**What is needed:**
Images are not part of the copy; transcribe all the data exactly.

>>

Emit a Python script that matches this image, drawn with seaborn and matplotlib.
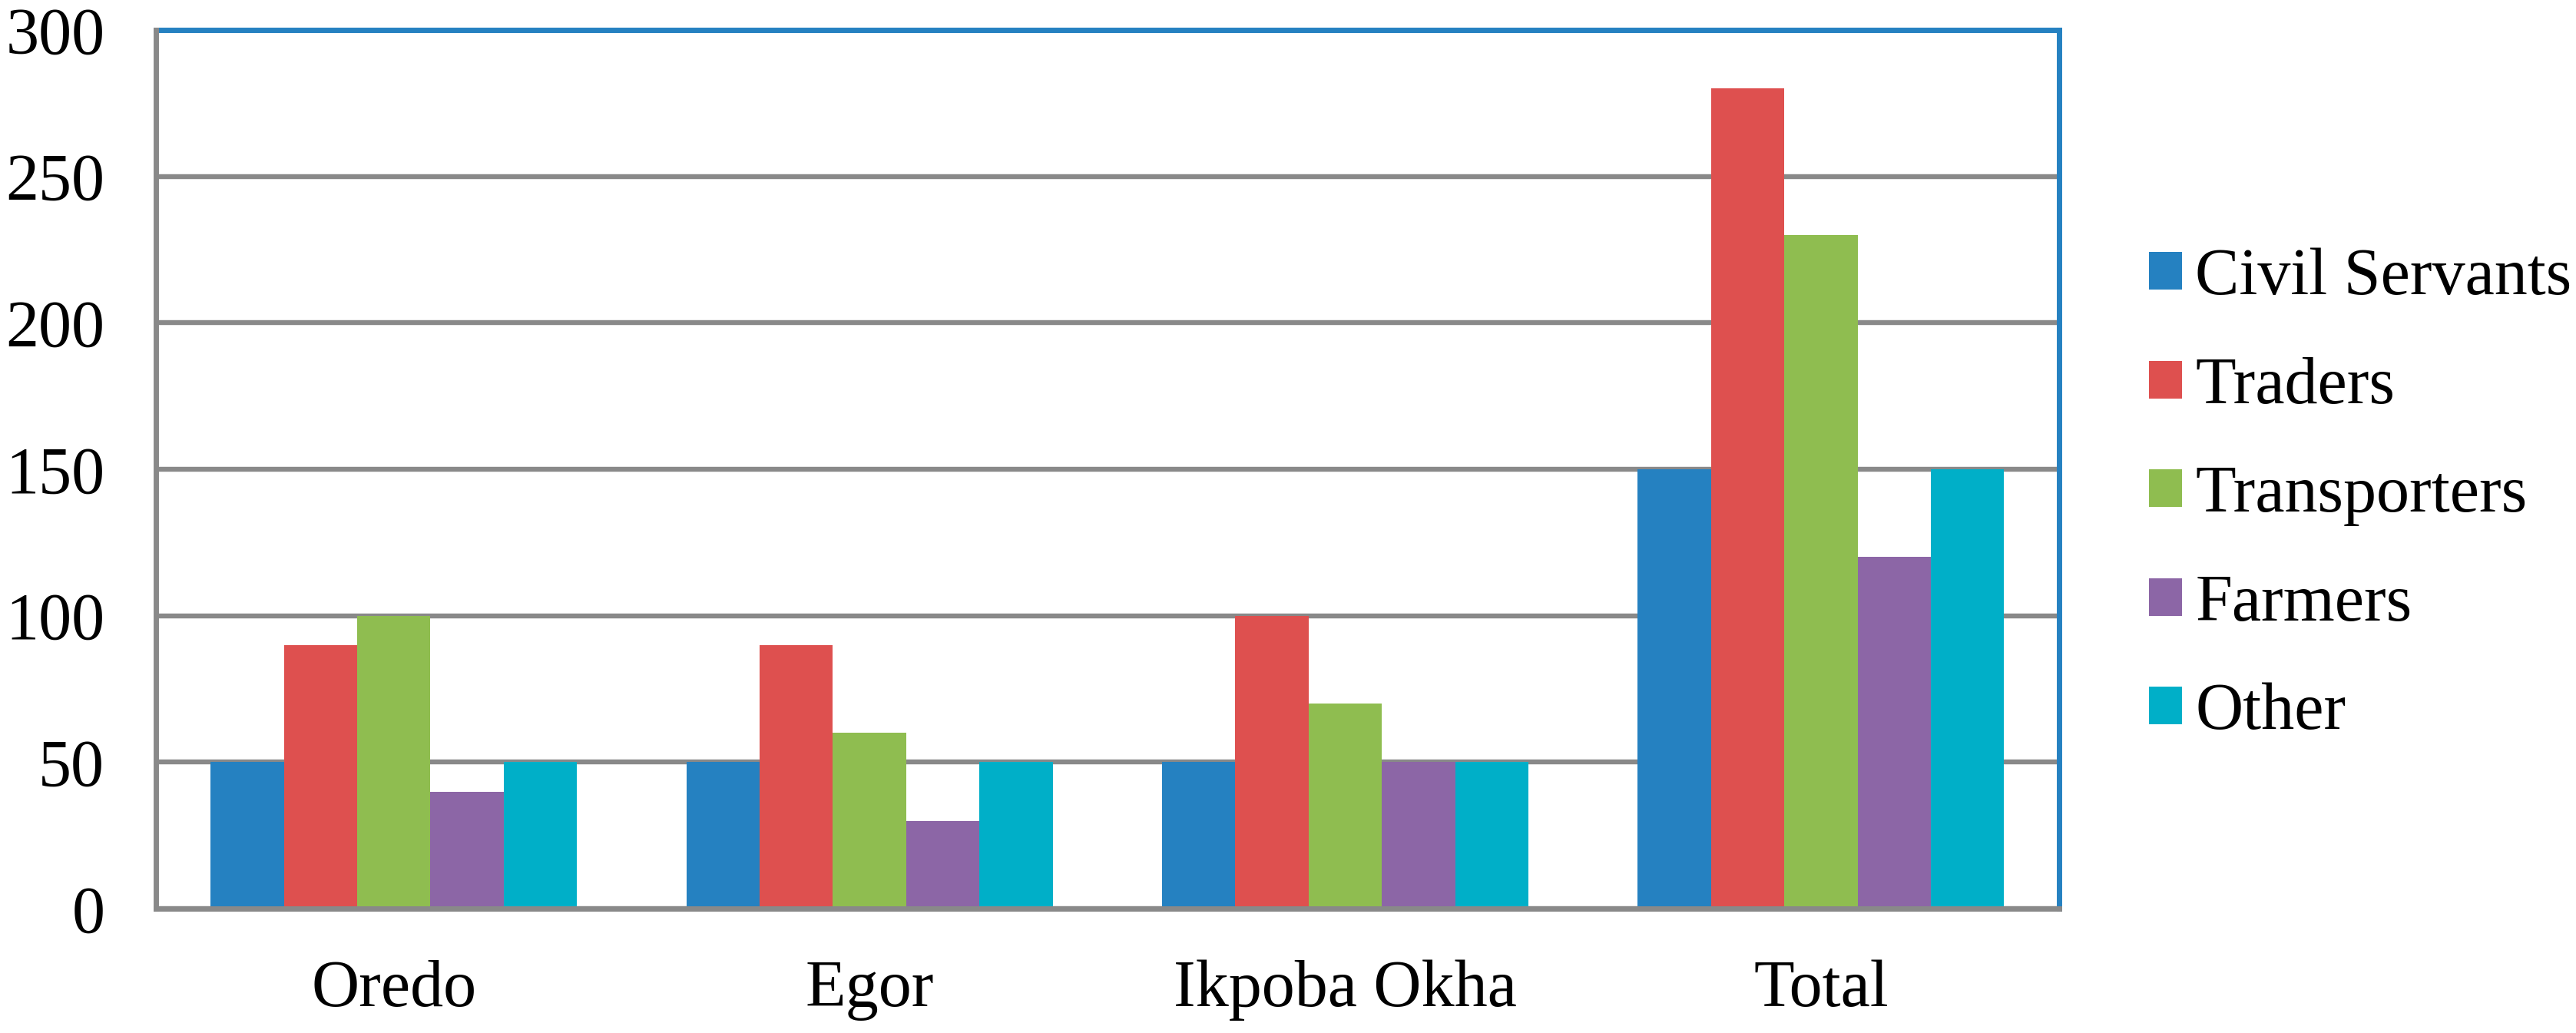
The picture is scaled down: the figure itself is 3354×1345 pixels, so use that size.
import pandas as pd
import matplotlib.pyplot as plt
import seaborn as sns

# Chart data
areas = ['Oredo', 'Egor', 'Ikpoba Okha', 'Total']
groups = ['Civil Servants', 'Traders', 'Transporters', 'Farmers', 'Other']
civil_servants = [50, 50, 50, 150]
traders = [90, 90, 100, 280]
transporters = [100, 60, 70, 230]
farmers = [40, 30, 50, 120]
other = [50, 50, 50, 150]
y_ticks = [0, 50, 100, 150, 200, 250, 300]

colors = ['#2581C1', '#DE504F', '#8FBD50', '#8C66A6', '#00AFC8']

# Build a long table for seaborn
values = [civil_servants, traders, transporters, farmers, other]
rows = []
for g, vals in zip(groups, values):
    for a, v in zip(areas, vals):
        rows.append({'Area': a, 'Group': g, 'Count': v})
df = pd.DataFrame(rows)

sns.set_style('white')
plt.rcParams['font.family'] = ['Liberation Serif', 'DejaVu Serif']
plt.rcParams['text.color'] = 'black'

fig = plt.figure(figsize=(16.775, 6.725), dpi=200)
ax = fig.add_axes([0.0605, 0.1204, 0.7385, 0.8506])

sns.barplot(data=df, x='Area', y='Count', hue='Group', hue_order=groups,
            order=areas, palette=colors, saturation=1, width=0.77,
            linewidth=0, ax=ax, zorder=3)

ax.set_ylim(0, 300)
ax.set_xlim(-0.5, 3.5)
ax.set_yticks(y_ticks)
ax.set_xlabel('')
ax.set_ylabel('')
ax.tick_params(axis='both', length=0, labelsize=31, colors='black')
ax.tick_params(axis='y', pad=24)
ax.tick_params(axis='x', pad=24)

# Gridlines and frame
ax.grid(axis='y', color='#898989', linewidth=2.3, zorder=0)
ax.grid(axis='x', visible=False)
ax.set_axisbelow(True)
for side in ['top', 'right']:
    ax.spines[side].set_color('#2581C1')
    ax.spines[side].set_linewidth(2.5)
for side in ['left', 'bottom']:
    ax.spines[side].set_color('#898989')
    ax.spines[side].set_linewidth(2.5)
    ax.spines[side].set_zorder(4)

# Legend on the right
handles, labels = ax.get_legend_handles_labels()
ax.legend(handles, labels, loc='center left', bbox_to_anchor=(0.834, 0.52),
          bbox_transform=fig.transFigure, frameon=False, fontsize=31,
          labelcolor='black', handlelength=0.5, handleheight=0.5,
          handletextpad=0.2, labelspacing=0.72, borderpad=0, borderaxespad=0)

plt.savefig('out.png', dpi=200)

<<

**The response:**
Emit a Python script that matches this image, drawn with seaborn and matplotlib.
The picture is scaled down: the figure itself is 3354×1345 pixels, so use that size.
import pandas as pd
import matplotlib.pyplot as plt
import seaborn as sns

# Chart data
areas = ['Oredo', 'Egor', 'Ikpoba Okha', 'Total']
groups = ['Civil Servants', 'Traders', 'Transporters', 'Farmers', 'Other']
civil_servants = [50, 50, 50, 150]
traders = [90, 90, 100, 280]
transporters = [100, 60, 70, 230]
farmers = [40, 30, 50, 120]
other = [50, 50, 50, 150]
y_ticks = [0, 50, 100, 150, 200, 250, 300]

colors = ['#2581C1', '#DE504F', '#8FBD50', '#8C66A6', '#00AFC8']

# Build a long table for seaborn
values = [civil_servants, traders, transporters, farmers, other]
rows = []
for g, vals in zip(groups, values):
    for a, v in zip(areas, vals):
        rows.append({'Area': a, 'Group': g, 'Count': v})
df = pd.DataFrame(rows)

sns.set_style('white')
plt.rcParams['font.family'] = ['Liberation Serif', 'DejaVu Serif']
plt.rcParams['text.color'] = 'black'

fig = plt.figure(figsize=(16.775, 6.725), dpi=200)
ax = fig.add_axes([0.0605, 0.1204, 0.7385, 0.8506])

sns.barplot(data=df, x='Area', y='Count', hue='Group', hue_order=groups,
            order=areas, palette=colors, saturation=1, width=0.77,
            linewidth=0, ax=ax, zorder=3)

ax.set_ylim(0, 300)
ax.set_xlim(-0.5, 3.5)
ax.set_yticks(y_ticks)
ax.set_xlabel('')
ax.set_ylabel('')
ax.tick_params(axis='both', length=0, labelsize=31, colors='black')
ax.tick_params(axis='y', pad=24)
ax.tick_params(axis='x', pad=24)

# Gridlines and frame
ax.grid(axis='y', color='#898989', linewidth=2.3, zorder=0)
ax.grid(axis='x', visible=False)
ax.set_axisbelow(True)
for side in ['top', 'right']:
    ax.spines[side].set_color('#2581C1')
    ax.spines[side].set_linewidth(2.5)
for side in ['left', 'bottom']:
    ax.spines[side].set_color('#898989')
    ax.spines[side].set_linewidth(2.5)
    ax.spines[side].set_zorder(4)

# Legend on the right
handles, labels = ax.get_legend_handles_labels()
ax.legend(handles, labels, loc='center left', bbox_to_anchor=(0.834, 0.52),
          bbox_transform=fig.transFigure, frameon=False, fontsize=31,
          labelcolor='black', handlelength=0.5, handleheight=0.5,
          handletextpad=0.2, labelspacing=0.72, borderpad=0, borderaxespad=0)

plt.savefig('out.png', dpi=200)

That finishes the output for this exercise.